Given material:
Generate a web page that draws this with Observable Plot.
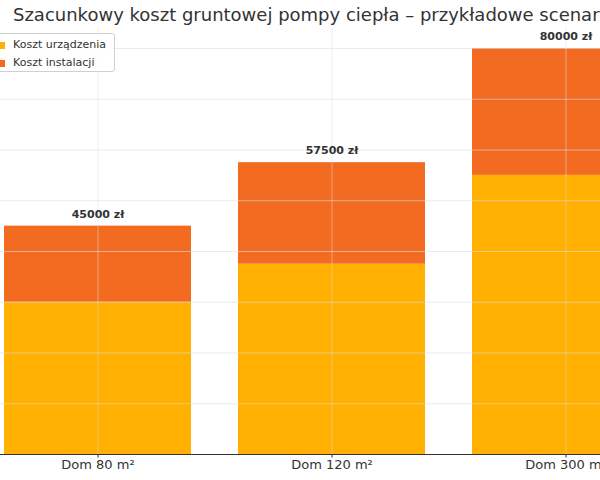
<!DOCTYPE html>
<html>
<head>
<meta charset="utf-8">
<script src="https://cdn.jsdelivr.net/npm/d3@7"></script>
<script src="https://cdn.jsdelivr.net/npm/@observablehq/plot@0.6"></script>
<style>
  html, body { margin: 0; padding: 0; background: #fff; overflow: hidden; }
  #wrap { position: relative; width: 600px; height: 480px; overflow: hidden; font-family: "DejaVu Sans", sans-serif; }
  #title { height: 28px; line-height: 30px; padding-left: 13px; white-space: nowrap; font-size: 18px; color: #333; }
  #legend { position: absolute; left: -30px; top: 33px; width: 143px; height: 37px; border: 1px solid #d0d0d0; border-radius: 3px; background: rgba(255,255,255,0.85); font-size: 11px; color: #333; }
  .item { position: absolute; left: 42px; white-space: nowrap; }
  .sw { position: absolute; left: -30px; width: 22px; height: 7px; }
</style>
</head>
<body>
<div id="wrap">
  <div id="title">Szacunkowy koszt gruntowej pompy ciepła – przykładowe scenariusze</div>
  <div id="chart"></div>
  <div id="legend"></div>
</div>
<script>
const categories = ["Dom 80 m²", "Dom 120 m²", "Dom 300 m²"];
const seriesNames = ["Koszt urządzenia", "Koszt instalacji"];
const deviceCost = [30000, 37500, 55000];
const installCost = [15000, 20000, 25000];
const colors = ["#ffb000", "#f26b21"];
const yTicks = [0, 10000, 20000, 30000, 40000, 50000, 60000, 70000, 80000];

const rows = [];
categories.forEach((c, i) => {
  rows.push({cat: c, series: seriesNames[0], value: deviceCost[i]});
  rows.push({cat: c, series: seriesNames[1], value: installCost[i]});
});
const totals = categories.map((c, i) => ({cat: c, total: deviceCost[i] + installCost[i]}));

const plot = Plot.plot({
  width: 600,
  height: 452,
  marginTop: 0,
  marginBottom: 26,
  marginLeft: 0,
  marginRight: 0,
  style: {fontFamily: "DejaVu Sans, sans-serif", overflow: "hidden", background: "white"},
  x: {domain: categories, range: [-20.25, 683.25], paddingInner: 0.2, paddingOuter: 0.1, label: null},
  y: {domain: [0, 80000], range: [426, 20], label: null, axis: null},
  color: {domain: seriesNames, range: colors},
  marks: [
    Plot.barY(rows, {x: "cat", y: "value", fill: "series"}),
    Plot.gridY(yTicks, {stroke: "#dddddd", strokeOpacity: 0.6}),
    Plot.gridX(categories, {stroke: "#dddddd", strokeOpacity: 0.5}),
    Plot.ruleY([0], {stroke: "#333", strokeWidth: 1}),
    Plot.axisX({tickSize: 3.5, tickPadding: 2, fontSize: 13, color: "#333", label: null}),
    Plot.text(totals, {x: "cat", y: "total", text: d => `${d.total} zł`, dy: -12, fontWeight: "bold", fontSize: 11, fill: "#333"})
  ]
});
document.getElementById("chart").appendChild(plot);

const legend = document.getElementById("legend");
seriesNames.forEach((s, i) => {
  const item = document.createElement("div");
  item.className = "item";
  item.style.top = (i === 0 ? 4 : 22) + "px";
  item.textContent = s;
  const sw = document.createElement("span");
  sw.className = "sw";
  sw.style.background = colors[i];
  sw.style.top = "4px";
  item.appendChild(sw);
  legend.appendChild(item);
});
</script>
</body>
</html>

Short problem:
Copy the data character for character, but drop all pictures from the copy.

Full response:
Generate a web page that draws this with Observable Plot.
<!DOCTYPE html>
<html>
<head>
<meta charset="utf-8">
<script src="https://cdn.jsdelivr.net/npm/d3@7"></script>
<script src="https://cdn.jsdelivr.net/npm/@observablehq/plot@0.6"></script>
<style>
  html, body { margin: 0; padding: 0; background: #fff; overflow: hidden; }
  #wrap { position: relative; width: 600px; height: 480px; overflow: hidden; font-family: "DejaVu Sans", sans-serif; }
  #title { height: 28px; line-height: 30px; padding-left: 13px; white-space: nowrap; font-size: 18px; color: #333; }
  #legend { position: absolute; left: -30px; top: 33px; width: 143px; height: 37px; border: 1px solid #d0d0d0; border-radius: 3px; background: rgba(255,255,255,0.85); font-size: 11px; color: #333; }
  .item { position: absolute; left: 42px; white-space: nowrap; }
  .sw { position: absolute; left: -30px; width: 22px; height: 7px; }
</style>
</head>
<body>
<div id="wrap">
  <div id="title">Szacunkowy koszt gruntowej pompy ciepła – przykładowe scenariusze</div>
  <div id="chart"></div>
  <div id="legend"></div>
</div>
<script>
const categories = ["Dom 80 m²", "Dom 120 m²", "Dom 300 m²"];
const seriesNames = ["Koszt urządzenia", "Koszt instalacji"];
const deviceCost = [30000, 37500, 55000];
const installCost = [15000, 20000, 25000];
const colors = ["#ffb000", "#f26b21"];
const yTicks = [0, 10000, 20000, 30000, 40000, 50000, 60000, 70000, 80000];

const rows = [];
categories.forEach((c, i) => {
  rows.push({cat: c, series: seriesNames[0], value: deviceCost[i]});
  rows.push({cat: c, series: seriesNames[1], value: installCost[i]});
});
const totals = categories.map((c, i) => ({cat: c, total: deviceCost[i] + installCost[i]}));

const plot = Plot.plot({
  width: 600,
  height: 452,
  marginTop: 0,
  marginBottom: 26,
  marginLeft: 0,
  marginRight: 0,
  style: {fontFamily: "DejaVu Sans, sans-serif", overflow: "hidden", background: "white"},
  x: {domain: categories, range: [-20.25, 683.25], paddingInner: 0.2, paddingOuter: 0.1, label: null},
  y: {domain: [0, 80000], range: [426, 20], label: null, axis: null},
  color: {domain: seriesNames, range: colors},
  marks: [
    Plot.barY(rows, {x: "cat", y: "value", fill: "series"}),
    Plot.gridY(yTicks, {stroke: "#dddddd", strokeOpacity: 0.6}),
    Plot.gridX(categories, {stroke: "#dddddd", strokeOpacity: 0.5}),
    Plot.ruleY([0], {stroke: "#333", strokeWidth: 1}),
    Plot.axisX({tickSize: 3.5, tickPadding: 2, fontSize: 13, color: "#333", label: null}),
    Plot.text(totals, {x: "cat", y: "total", text: d => `${d.total} zł`, dy: -12, fontWeight: "bold", fontSize: 11, fill: "#333"})
  ]
});
document.getElementById("chart").appendChild(plot);

const legend = document.getElementById("legend");
seriesNames.forEach((s, i) => {
  const item = document.createElement("div");
  item.className = "item";
  item.style.top = (i === 0 ? 4 : 22) + "px";
  item.textContent = s;
  const sw = document.createElement("span");
  sw.className = "sw";
  sw.style.background = colors[i];
  sw.style.top = "4px";
  item.appendChild(sw);
  legend.appendChild(item);
});
</script>
</body>
</html>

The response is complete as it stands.